From the first line of the data below through the line bearing "ax.set_ylim(0, 12.8)", reproduce each line exactly; do not include pictures.

↓↓↓

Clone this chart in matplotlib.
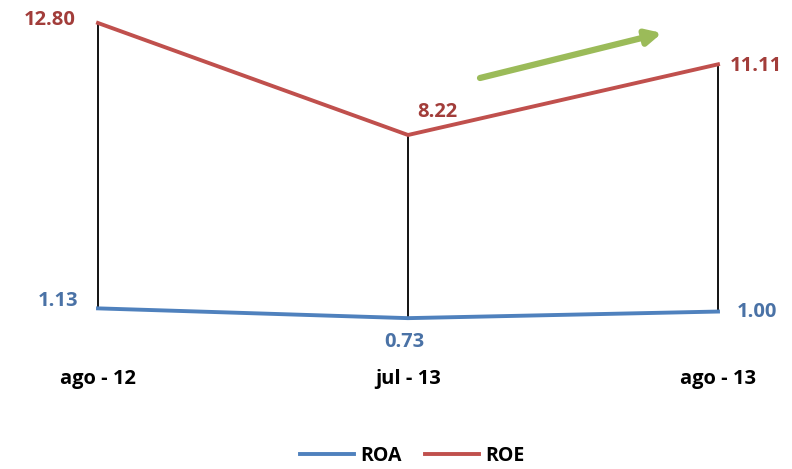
import matplotlib.pyplot as plt

# Data
periods = ['ago - 12', 'jul - 13', 'ago - 13']
roa = [1.13, 0.73, 1.00]
roe = [12.80, 8.22, 11.11]

roa_color = '#4F81BD'
roe_color = '#C0504D'
roa_text = '#4A72A6'
roe_text = '#A23D3A'

plt.rcParams['font.family'] = ['Open Sans', 'DejaVu Sans']

fig = plt.figure(figsize=(7.92, 4.69), dpi=100)
W, H = 792, 469
ax = fig.add_axes([98 / W, (H - 336) / H, (718 - 98) / W, (336 - 23) / H])

x = list(range(len(periods)))

# high-low lines
for xi, a, e in zip(x, roa, roe):
    ax.plot([xi, xi], [a, e], color='black', lw=1.3, zorder=1, clip_on=False)

ax.plot(x, roa, color=roa_color, lw=2.8, label='ROA', clip_on=False, zorder=2)
ax.plot(x, roe, color=roe_color, lw=2.8, label='ROE', clip_on=False, zorder=2)

ax.set_xlim(0, 2)
ax.set_ylim(0, 12.8)

# data labels (offsets in points)
roe_off = [(-34.5, 2), (21, 16.5), (27.5, -1.5)]
roa_off = [(-29, 5), (-3, -17), (28, 0)]
for xi, v, off in zip(x, roe, roe_off):
    ax.annotate(f'{v:.2f}', (xi, v), xytext=off, textcoords='offset points',
                ha='center', va='center', fontsize=14.5, fontweight='bold',
                color=roe_text, annotation_clip=False)
for xi, v, off in zip(x, roa, roa_off):
    ax.annotate(f'{v:.2f}', (xi, v), xytext=off, textcoords='offset points',
                ha='center', va='center', fontsize=14.5, fontweight='bold',
                color=roa_text, annotation_clip=False)

ax.set_xticks(x)
ax.set_xticklabels(periods, fontsize=14.5, fontweight='bold')
ax.tick_params(axis='x', length=0, pad=24)
ax.set_yticks([])
for s in ax.spines.values():
    s.set_visible(False)

# green trend arrow
ax.annotate('', xy=(662, H - 33), xytext=(480, H - 78), xycoords='figure pixels',
            textcoords='figure pixels',
            arrowprops=dict(arrowstyle='-|>,head_length=0.9,head_width=0.45',
                            color='#9BBB59', lw=4.5, shrinkA=0, shrinkB=0),
            annotation_clip=False)

leg = fig.legend(loc='center', bbox_to_anchor=(412 / W, (H - 456) / H), ncol=2,
                 frameon=False, handlelength=2.8, handletextpad=0.3,
                 columnspacing=1.2, borderpad=0.2, prop={'size': 14, 'weight': 'bold'})

fig.savefig('out.png', dpi=100)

↑↑↑

• **THE RESULT**
Clone this chart in matplotlib.
import matplotlib.pyplot as plt

# Data
periods = ['ago - 12', 'jul - 13', 'ago - 13']
roa = [1.13, 0.73, 1.00]
roe = [12.80, 8.22, 11.11]

roa_color = '#4F81BD'
roe_color = '#C0504D'
roa_text = '#4A72A6'
roe_text = '#A23D3A'

plt.rcParams['font.family'] = ['Open Sans', 'DejaVu Sans']

fig = plt.figure(figsize=(7.92, 4.69), dpi=100)
W, H = 792, 469
ax = fig.add_axes([98 / W, (H - 336) / H, (718 - 98) / W, (336 - 23) / H])

x = list(range(len(periods)))

# high-low lines
for xi, a, e in zip(x, roa, roe):
    ax.plot([xi, xi], [a, e], color='black', lw=1.3, zorder=1, clip_on=False)

ax.plot(x, roa, color=roa_color, lw=2.8, label='ROA', clip_on=False, zorder=2)
ax.plot(x, roe, color=roe_color, lw=2.8, label='ROE', clip_on=False, zorder=2)

ax.set_xlim(0, 2)
ax.set_ylim(0, 12.8)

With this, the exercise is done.